Big Crunch Cole Slaw Recipe - Cooking Index
1/4 cup | 59ml | Cider vinegar |
2 tablespoons | 30ml | Sugar |
1 teaspoon | 5ml | Dry mustard |
1/2 teaspoon | 2.5ml | Ground red pepper |
1 tablespoon | 15ml | Olive oil |
4 cups | 948ml | Shredded cabbage (red and green) |
1 cup | 110g / 3.9oz | Shredded carrots |
1/2 cup | 55g / 1.9oz | Thinly-sliced celery |
1/2 cup | 31g / 1.1oz | Thinly-sliced green onion |
1/2 cup | 118ml | Thinly-sliced red bell peppers |
1/2 cup | 118ml | Thinly-sliced green bell peppers |
1/4 cup | 40g / 1.4oz | Raisins |
2 tablespoons | 30ml | Minced fresh parsley |
1 tablespoon | 15ml | Minced fresh ginger |
In a measuring cup or cruet, thoroughly combine vinegar, sugar, mustard, pepper and oil.
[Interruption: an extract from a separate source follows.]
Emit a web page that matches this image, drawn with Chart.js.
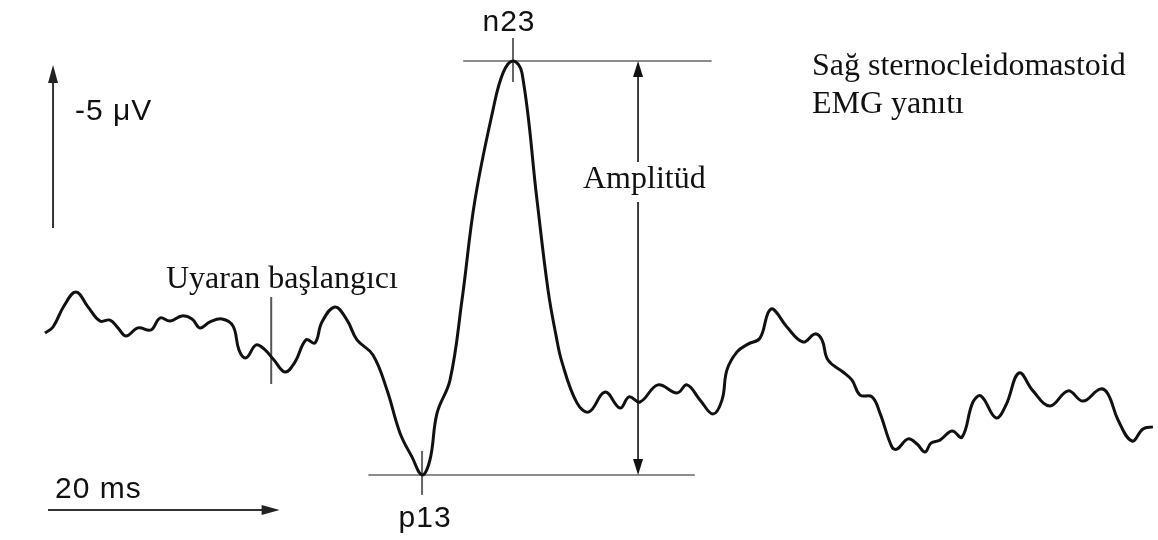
<!DOCTYPE html>
<html>
<head>
<meta charset="utf-8">
<script src="https://cdn.jsdelivr.net/npm/chart.js@4/dist/chart.umd.min.js"></script>
<style>
  html, body { margin: 0; padding: 0; background: #ffffff; }
  #wrap { width: 1158px; height: 540px; }
</style>
</head>
<body>
<div id="wrap"><canvas id="c" width="1158" height="540"></canvas></div>
<script>
// Time (ms, 0 = stimulus onset) and amplitude (µV, negative up)
const timeMs = [
  -18.75, -18.08, -17.17, -16.17, -15.17, -14.17, -13.33, -12.67, -12.00, -11.00,
  -9.92, -9.17, -8.33, -7.33, -6.50, -5.83, -5.00, -4.00, -3.08, -2.58,
  -2.00, -1.17, -0.50, 0.33, 1.25, 2.08, 3.00, 3.75, 4.33, 5.42,
  6.42, 7.25, 8.58, 9.75, 10.83, 11.83, 12.67, 13.33, 13.92, 15.00,
  16.00, 17.08, 18.58, 19.42, 20.25, 21.00, 22.25, 23.17, 23.83, 24.33, 25.58,
  26.58, 27.92, 29.17, 29.92, 30.83, 32.33, 33.92, 34.75, 35.83, 36.92,
  37.67, 38.08, 38.92, 39.83, 40.83, 41.50, 41.92, 43.08, 44.42, 45.42,
  46.00, 46.50, 47.75, 48.50, 49.17, 50.17, 50.83, 51.83, 52.25, 53.17,
  53.92, 54.58, 55.08, 55.83, 56.83, 57.67, 58.58, 59.25, 60.50, 61.33,
  62.42, 63.58, 65.00, 66.50, 67.75, 69.17, 69.83, 70.67, 71.83, 72.75,
  73.58
];
const amplitudeUv = [
  0.10, -0.10, -0.80, -1.27, -0.77, -0.30, -0.33, -0.07, 0.20, -0.07,
  0.00, -0.40, -0.30, -0.47, -0.37, -0.07, -0.27, -0.37, -0.13, 0.67,
  0.93, 0.50, 0.63, 1.00, 1.40, 1.07, 0.33, 0.43, -0.27, -0.77,
  -0.33, 0.33, 0.83, 2.00, 3.43, 4.23, 4.83, 4.33, 2.77, 1.67,
  -1.00, -4.33, -7.33, -8.57, -8.97, -8.57, -4.33, -1.33, 0.17, 1.07, 2.43,
  2.73, 2.07, 2.60, 2.23, 2.40, 1.83, 2.10, 1.83, 2.33, 2.80,
  2.33, 1.33, 0.73, 0.47, 0.27, -0.57, -0.70, -0.10, 0.40, 0.13,
  0.33, 1.00, 1.40, 1.67, 2.17, 2.23, 2.77, 3.90, 3.97, 3.63,
  3.80, 4.07, 3.77, 3.67, 3.37, 3.57, 2.40, 2.20, 2.93, 2.50,
  1.43, 2.03, 2.53, 2.03, 2.37, 1.97, 2.13, 3.00, 3.70, 3.30,
  3.23
];
const peakLabels = ['n23', 'p13'];
const textLabels = ['Uyaran başlangıcı', 'Amplitüd', 'Sağ sternocleidomastoid', 'EMG yanıtı'];
const scaleBarLabels = ['-5 μV', '20 ms'];

const points = timeMs.map((t, i) => ({ x: t, y: amplitudeUv[i] }));

function arrowHead(ctx, tx, ty, dx, dy, len, half) {
  const n = Math.hypot(dx, dy); dx /= n; dy /= n;
  const bx = tx - dx * len, by = ty - dy * len;
  ctx.beginPath();
  ctx.moveTo(tx, ty);
  ctx.lineTo(bx - dy * half, by + dx * half);
  ctx.lineTo(bx + dy * half, by - dx * half);
  ctx.closePath();
  ctx.fill();
}
function seg(ctx, x1, y1, x2, y2) {
  ctx.beginPath(); ctx.moveTo(x1, y1); ctx.lineTo(x2, y2); ctx.stroke();
}

const overlay = {
  id: 'overlay',
  beforeDatasetsDraw(chart) {
    const { ctx, scales: { x, y } } = chart;
    const iN = amplitudeUv.indexOf(Math.min(...amplitudeUv));
    const iP = amplitudeUv.indexOf(Math.max(...amplitudeUv));
    const nT = timeMs[iN], nV = amplitudeUv[iN];
    const pT = timeMs[iP], pV = amplitudeUv[iP];
    ctx.save();
    ctx.strokeStyle = '#8c8c8c';
    ctx.lineWidth = 2;
    seg(ctx, x.getPixelForValue(16.1), y.getPixelForValue(nV), x.getPixelForValue(36.8), y.getPixelForValue(nV));
    seg(ctx, x.getPixelForValue(8.2), y.getPixelForValue(pV), x.getPixelForValue(35.4), y.getPixelForValue(pV));
    ctx.strokeStyle = '#666';
    seg(ctx, x.getPixelForValue(nT), y.getPixelForValue(nV) - 23, x.getPixelForValue(nT), y.getPixelForValue(nV) + 21);
    seg(ctx, x.getPixelForValue(pT), y.getPixelForValue(pV) - 24, x.getPixelForValue(pT), y.getPixelForValue(pV) + 20);
    ctx.strokeStyle = '#555';
    seg(ctx, x.getPixelForValue(0.1), y.getPixelForValue(-1.1), x.getPixelForValue(0.1), y.getPixelForValue(1.8));
    ctx.restore();
  },
  afterDatasetsDraw(chart) {
    const { ctx, scales: { x, y } } = chart;
    const iN = amplitudeUv.indexOf(Math.min(...amplitudeUv));
    const iP = amplitudeUv.indexOf(Math.max(...amplitudeUv));
    const nT = timeMs[iN], nV = amplitudeUv[iN];
    const pT = timeMs[iP], pV = amplitudeUv[iP];
    ctx.save();
    const ax = x.getPixelForValue(30.67);
    const ay1 = y.getPixelForValue(nV), ay2 = y.getPixelForValue(pV);
    ctx.strokeStyle = '#111'; ctx.fillStyle = '#111'; ctx.lineWidth = 1.6;
    seg(ctx, ax, ay1 + 8, ax, ay2 - 8);
    arrowHead(ctx, ax, ay1, 0, -1, 16, 5);
    arrowHead(ctx, ax, ay2, 0, 1, 16, 5);
    ctx.strokeStyle = '#333'; ctx.fillStyle = '#222'; ctx.lineWidth = 2;
    const vx = x.getPixelForValue(-18.08);
    const vy1 = y.getPixelForValue(-3.4), vy2 = y.getPixelForValue(-8.83);
    seg(ctx, vx, vy1, vx, vy2 + 8);
    arrowHead(ctx, vx, vy2, 0, -1, 18, 5);
    const hy = y.getPixelForValue(6.0);
    const hx1 = x.getPixelForValue(-18.5), hx2 = x.getPixelForValue(0.8);
    seg(ctx, hx1, hy, hx2 - 8, hy);
    arrowHead(ctx, hx2, hy, 1, 0, 18, 5);

    ctx.fillStyle = '#111';
    ctx.textBaseline = 'alphabetic';
    ctx.font = '32px "Liberation Serif", "Times New Roman", serif';
    ctx.textAlign = 'left';
    const amW = ctx.measureText(textLabels[1]).width;
    ctx.fillStyle = '#fff';
    ctx.fillRect(583, 162, amW + 2, 40);
    ctx.fillStyle = '#111';
    ctx.fillText(textLabels[1], 583, 188);
    ctx.fillText(textLabels[0], 166, 288);
    ctx.fillText(textLabels[2], 812, 75);
    ctx.fillText(textLabels[3], 812, 113);

    ctx.font = '30px "Liberation Sans", Arial, sans-serif';
    try { ctx.letterSpacing = '1px'; } catch (e) {}
    ctx.textAlign = 'center';
    ctx.fillText(peakLabels[0], x.getPixelForValue(nT) - 4, 31);
    ctx.fillText(peakLabels[1], x.getPixelForValue(pT) + 3, 527);
    ctx.textAlign = 'left';
    ctx.fillText(scaleBarLabels[0], 75, 120);
    ctx.fillText(scaleBarLabels[1], 55, 498);
    ctx.restore();
  }
};

new Chart(document.getElementById('c'), {
  type: 'line',
  data: {
    datasets: [{
      data: points,
      borderColor: '#111',
      borderWidth: 3,
      pointRadius: 0,
      fill: false,
      tension: 0.4,
      clip: false
    }]
  },
  options: {
    responsive: false,
    animation: false,
    devicePixelRatio: 1,
    layout: { padding: 0 },
    parsing: false,
    plugins: { legend: { display: false }, tooltip: { enabled: false }, title: { display: false } },
    scales: {
      x: { type: 'linear', min: -22.5, max: 74, display: false },
      y: { type: 'linear', min: -11, max: 7, reverse: true, display: false }
    }
  },
  plugins: [overlay]
});
</script>
</body>
</html>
In a large bowl, combine red and green cabbages, carrots, sliced vegetables, raisins, parsley and ginger. Add dressing and gently toss. Let stand 1 hour to marinate vegetables and blend flavors.
This recipe yields 8 servings (3/4 cup each).
Nutritional Information Per Serving: Calories: 63; Fat: 1.7 grams (24% of calories); Cholesterol: 0 milligrams; Sodium: 21 milligrams; Fiber (grams) 1.8.